Average human reading speed is roughly 4–5 tokens per second. So any model generating above 5 tok/s is producing text faster than you can read it. At 25–30 tok/s, responses appear nearly instantaneous for short answers. At 100+ tok/s, even long multi-paragraph responses complete in just a few seconds. For coding assistants, higher speeds mean faster completions and less waiting between edits.
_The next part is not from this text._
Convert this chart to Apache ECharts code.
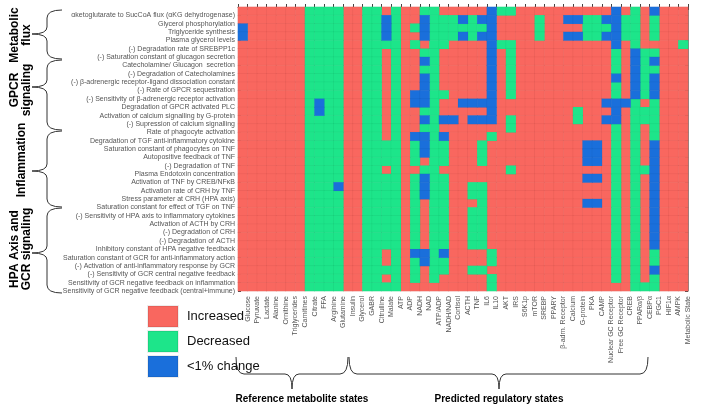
<!DOCTYPE html>
<html><head><meta charset="utf-8">
<script src="https://cdn.jsdelivr.net/npm/echarts@6/dist/echarts.min.js"></script>
<style>html,body{margin:0;padding:0;background:#fff}#c{width:702px;height:406px}</style>
</head><body><div id="c"></div>
<script>
const xLabels = ['Glucose','Pyruvate','Lactate','Alanine','Ornithine','Triglycerides','Carnitines','Citrate','FFA','Arginine',
  'Glutamine','Insulin','Glycerol','GABR','Citrulline','Malate','ATP','ADP','NADH','NAD',
  'ATP/ADP','NADH/NAD','Cortisol','ACTH','TNF','IL6','IL10','AKT','IRS','S6K1p',
  'mTOR','SREBP','PPARY','β-adrn. Receptor','Calcium','G-protein','PKA','CAMP','Nuclear GC Receptor','Free GC Receptor',
  'CREB','PPARα/β','CEBPα','PGC1','HIF1α','AMPK','Metabolic State'];
const yLabels = ['αketoglutarate to SucCoA flux (αKG dehydrogenase)','Glycerol phosphorylation','Triglyceride synthesis','Plasma glycerol levels',
  '(-) Degradation rate of SREBPP1c','(-) Saturation constant of glucagon secretion','Catecholamine/ Glucagon  secretion','(-) Degradation of Catecholamines',
  '(-) β-adrenergic receptor-ligand dissociation constant','(-) Rate of GPCR sequestration','(-) Sensitivity of β-adrenergic receptor activation',
  'Degradation of GPCR activated PLC','Activation of calcium signalling by G-protein','(-) Supression of calcium signalling','Rate of phagocyte activation',
  'Degradation of TGF anti-inflammatory cytokine','Saturation constant of phagocytes on TNF','Autopositive feedback of TNF','(-) Degradation of TNF',
  'Plasma Endotoxin concentration','Activation of TNF by CREB/NFκB','Activation rate of CRH by TNF','Stress parameter at CRH (HPA axis)',
  'Saturation constant for effect of TGF on TNF','(-) Sensitivity of HPA axis to inflammatory cytokines','Activation of ACTH by CRH','(-) Degradation of CRH',
  '(-) Degradation of ACTH','Inhibitory constant of HPA negative feedback','Saturation constant of GCR for anti-inflammatory action',
  '(-) Activation of anti-inflammatory response by GCR','(-) Sensitivity of GCR central negative feedback','Sensitivity of GCR negative feedback on inflammation',
  'Sensitivity of GCR negative feedback (central+immune)'];
const stateNames = ['Increased','Decreased','<1% change'];
const stateCodes = ['R','G','B'];
const stateColors = ['#F9675F','#1DE58A','#1A6FDB'];
// one string per parameter row, one letter per column (R increased, G decreased, B <1% change)
const states = [
 'RRRRRRRGGG GRRGGRGRRG GRRRRRBGGR RRRRRRRRRB RGRBRRR',
 'RRRRRRRGGG GRRGGBGRRB GGGBGBBRRR RGRRBBGGBB GGRGRRR',
 'BRRRRRRGGG GRRGGBGRGB GGGGGGBRRR RGRRRRGGGB GGRGRRR',
 'BRRRRRRGGG GRRGGBGRRB GGGBGBBRRR RGRRBBGGBB GGRGRRR',
 'RRRRRRRGGG GRRGGGGRGR GGRRRRBGGR RRRRRRRRRB RGRRRRG',
 'RRRRRRRGGG GRRGGRGRRG GRRRRRBRGR RRRRRRRRRG RBGGRRR',
 'RRRRRRRGGG GRRGGRGRRB GRRRRRBRGR RRRRRRRRRG RBGBRRR',
 'RRRRRRRGGG GRRGGRGRRG GRRRRRBRGR RRRRRRRRRG RBGGRRR',
 'RRRRRRRGGG GRRGGRGRRB GRRRRRBRGR RRRRRRRRRB RBGBRRR',
 'RRRRRRRGGG GRRGGRGRRB GRRRRRBRGR RRRRRRRRRG RBGBRRR',
 'RRRRRRRGGG GRRGGRGRBB GGRRRRBRGR RRRRRRRRRG RBGBRRR',
 'RRRRRRRGBG GRRGGRGRBB GRRBBBBRRR RRRRRRRRBB BGRGRRR',
 'RRRRRRRGBG GRRGGRGRRG GRRRRRBRRR RRRRRGRRRB RGGGRRR',
 'RRRRRRRGGG GRRGGRGRRB GBBRBBBRGR RRRRRGRRBB RGGGRRR',
 'RRRRRRRGGG GRRGGRGRRG GRRRRRRRGR RRRRRRRRRG RGRGRRR',
 'RRRRRRRGGG GRRGGRGRBB GBRRRRGRRR RRRRRRRRRG RGRGRRR',
 'RRRRRRRGGG GRRGGGGRGB GGRRRGRRRR RRRRRRBBRG RGRBRRR',
 'RRRRRRRGGG GRRGGGGRGB GGRRRGRRRR RRRRRRBBRG RGRBRRR',
 'RRRRRRRGGG GRRGGGGRGR GGRRRGRRRR RRRRRRBBRG RGRBRRR',
 'RRRRRRRGGG GRRGGRGRRG GRRRRRRRGR RRRRRRRRRG RGGBRRR',
 'RRRRRRRGGG GRRGGGGRGB GGRRRRRRRR RRRRRRBBRG RGRBRRR',
 'RRRRRRRGGG BRRGGGGRGB GGRRGGRRRR RRRRRRRRRG RGRBRRR',
 'RRRRRRRGGG GRRGGGGRGB GGRRGGRRRR RRRRRRRRRG RGRBRRR',
 'RRRRRRRGGG GRRGGGGRGR GGRRRGRRRR RRRRRRBBRG RGRBRRR',
 'RRRRRRRGGG GRRGGGGRGR GGRRGGRRRR RRRRRRRRRG RGRBRRR',
 'RRRRRRRGGG GRRGGGGRGR GGRRGGRRRR RRRRRRRRRG RGRBRRR',
 'RRRRRRRGGG GRRGGGGRGR GGRRGGRRRR RRRRRRRRRG RGRBRRR',
 'RRRRRRRGGG GRRGGGGRGR GGRRGGRRRR RRRRRRRRRG RGRBRRR',
 'RRRRRRRGGG GRRGGGGRGR GGRRGGRRRR RRRRRRRRRG RGRBRRR',
 'RRRRRRRGGG GRRGGRGRBB GBRRRRGRRR RRRRRRRRRG RGRGRRR',
 'RRRRRRRGGG GRRGGRGRGB GGRRRRGRRR RRRRRRRRRG RGRGRRR',
 'RRRRRRRGGG GRRGGGGRGR GGRRGGRRRR RRRRRRRRRG RGRBRRR',
 'RRRRRRRGGG GRRGGRGRGR GRRRRRGRRR RRRRRRRRRG RGRGRRR',
 'RRRRRRRGGG GRRGGGGRRR RRRRRRGRRR RRRRRRRRRR RGGGRRR'
];
const groupNames = ['Metabolic\nflux','GPCR\nsignaling','Inflammation','HPA Axis and\nGCR signaling'];
const bottomNames = ['Reference metabolite states','Predicted regulatory states'];

const seriesData = [[],[],[]];
states.forEach((row, r) => {
  row.replace(/\s/g,'').split('').forEach((ch, c) => {
    const k = stateCodes.indexOf(ch);
    if (k >= 0) seriesData[k].push([c, r, 1]);
  });
});

const FONT = 'Liberation Sans, Arial, sans-serif';
const axisLineStyle = {show:true, lineStyle:{color:'#888', width:1}};
const tickStyle = {show:true, inside:true, length:3, lineStyle:{color:'#444', width:1}};
const braceStyle = {stroke:'#333', lineWidth:1, fill:null};

function seg(x1,y1,x2,y2){ return {type:'line', silent:true, shape:{x1,y1,x2,y2}, style:braceStyle}; }
function qb(x1,y1,cx,cy,x2,y2){ return {type:'bezierCurve', silent:true, shape:{x1,y1,x2,y2,cpx1:cx,cpy1:cy}, style:braceStyle}; }
function vBrace(y1, ym, y2) {
  const xe = 62, xs = 47, xt = 32;
  return [qb(xe,y1,xs,y1,xs,y1+8), seg(xs,y1+8,xs,ym-7), qb(xs,ym-7,xs,ym,xt,ym),
          qb(xt,ym,xs,ym,xs,ym+7), seg(xs,ym+7,xs,y2-8), qb(xs,y2-8,xs,y2,xe,y2)];
}
function hBrace(x1, xm, x2) {
  const ye = 357, ys = 374, yt = 389;
  return [qb(x1,ye,x1,ys,x1+8,ys), seg(x1+8,ys,xm-7,ys), qb(xm-7,ys,xm,ys,xm,yt),
          qb(xm,yt,xm,ys,xm+7,ys), seg(xm+7,ys,x2-8,ys), qb(x2-8,ys,x2,ys,x2,ye)];
}
const vBraces = [[10,34,59],[60,87,130],[131,171,207],[208,253,293]];
const groupPos = [[21,35],[21,90],[22,160],[21,249]];
let graphics = [];
vBraces.forEach(b => { graphics = graphics.concat(vBrace(b[0],b[1],b[2])); });
groupNames.forEach((t,i) => graphics.push({type:'text', x:groupPos[i][0], y:groupPos[i][1], rotation:Math.PI/2, silent:true,
  style:{text:t, font:'bold 12px '+FONT, fill:'#000', textAlign:'center', textVerticalAlign:'middle', lineHeight:12}}));
graphics = graphics.concat(hBrace(236,292,348), hBrace(349,499,648));
graphics.push({type:'text', x:302, y:399, silent:true, style:{text:bottomNames[0], font:'bold 10px '+FONT, fill:'#000', textAlign:'center', textVerticalAlign:'middle'}});
graphics.push({type:'text', x:499, y:399, silent:true, style:{text:bottomNames[1], font:'bold 10px '+FONT, fill:'#000', textAlign:'center', textVerticalAlign:'middle'}});

const chart = echarts.init(document.getElementById('c'), null, {renderer:'canvas'});
chart.setOption({
  animation:false,
  backgroundColor:'#fff',
  textStyle:{fontFamily:FONT},
  grid:{left:238, top:7, width:450, height:284, containLabel:false},
  legend:{orient:'vertical', left:142, top:300, padding:5, itemWidth:30, itemHeight:21, itemGap:2, icon:'rect', selectedMode:false,
    data:stateNames, textStyle:{fontSize:13, color:'#111', fontFamily:FONT, padding:[0,0,0,4]}},
  xAxis:[
    {type:'category', data:xLabels.map((_,i)=>i), show:false, boundaryGap:true},
    {type:'value', min:0, max:xLabels.length, interval:1, position:'bottom', axisLine:axisLineStyle, axisTick:tickStyle, splitLine:{show:false},
      axisLabel:{rotate:90, fontSize:7, color:'#555', margin:5, fontFamily:FONT, formatter:v => xLabels[v-1] || ''}},
    {type:'value', min:0, max:xLabels.length, interval:1, position:'top', axisLine:axisLineStyle, axisTick:tickStyle, splitLine:{show:false}, axisLabel:{show:false}}
  ],
  yAxis:[
    {type:'category', data:yLabels.map((_,i)=>i), show:false, inverse:true, boundaryGap:true},
    {type:'value', min:0, max:yLabels.length, interval:1, inverse:true, position:'left', axisLine:axisLineStyle, axisTick:tickStyle, splitLine:{show:false},
      axisLabel:{fontSize:7, color:'#555', margin:3, fontFamily:FONT, formatter:v => yLabels[v-1] || ''}},
    {type:'value', min:0, max:yLabels.length, interval:1, inverse:true, position:'right', axisLine:axisLineStyle, axisTick:tickStyle, splitLine:{show:false}, axisLabel:{show:false}}
  ],
  series: stateNames.map((n,k) => ({
    name:n, type:'heatmap', xAxisIndex:0, yAxisIndex:0, data:seriesData[k],
    itemStyle:{color:stateColors[k], borderColor:'rgba(0,0,0,0.07)', borderWidth:0.5},
    emphasis:{disabled:true}, silent:true
  })),
  graphic: graphics
});
</script></body></html>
In practice, anything above 30 tok/s feels real-time for interactive chat.
Yes, as long as the combined memory footprint fits in your available RAM. For example, on a 128 GB Mac with approximately 8 GB reserved for the OS, you could simultaneously load Qwen 3 30B-A3B (16.1 GB) + Devstral 24B (12.6 GB) + Gemma 3 4B (2.4 GB) for a total of 31.1 GB, leaving over 88 GB free. On a 64 GB Mac, you could run a 7–8B model (4.4 GB) alongside a 14B model (7.8 GB) for about 12.2 GB total. Only one model generates tokens at a time using the GPU, but having multiple loaded avoids reload latency when switching between them.
32 GB: Qwen 3 30B-A3B (127.4 tok/s, 16.1 GB) is the best overall pick, offering 30B-class quality at blazing speed. 64 GB: Llama 3.3 70B (12.6 tok/s, 37.1 GB) provides the strongest quality, while Qwen 3 30B-A3B remains the best speed-to-quality ratio. 128 GB: You can run everything, but Qwen 3 30B-A3B is still the daily driver for speed, Llama 3.3 70B for quality, and Devstral 24B (39.3 tok/s, 12.6 GB) for coding. The sweet spot for most users is the 64 GB configuration with the 40-core GPU.

Recommendations

Summary of what to buy, what to run, and what to skip.

Hardware

  • Best value: 64 GB + 40-core GPU. Runs 70B dense, all MoE models, at full 614 GB/s.
  • Max headroom: 128 GB + 40-core. Multi-model, 70B Q8, frontier 235B MoE.
  • Avoid: 32-core GPU if inference speed matters. 25% less bandwidth, same price tier.

Software

  • Use mlx-lm on M5 Max. Skip Ollama until Metal 4 shaders are fixed.
  • mlx_lm.server exposes an OpenAI-compatible API for integration with existing tools.
  • Models: mlx-community/* on HuggingFace. Q4 variants for speed, Q8 if RAM allows.

Model Picks

  • Daily driver: Qwen 3 30B-A3B — 127 tok/s, 16.1 GB. Best speed-to-quality ratio.
  • Coding: Devstral 24B — 39 tok/s, 12.6 GB. Purpose-built for code gen.
  • Max quality: Llama 3.3 70B — 12.6 tok/s, 37.1 GB. Needs 64 GB+.
  • Fast vision: Gemma 3 4B VLM — 179 tok/s, 2.4 GB. OCR/doc analysis.
  • Lightweight: Qwen 3 8B — 105 tok/s, 4.4 GB. Fits everywhere.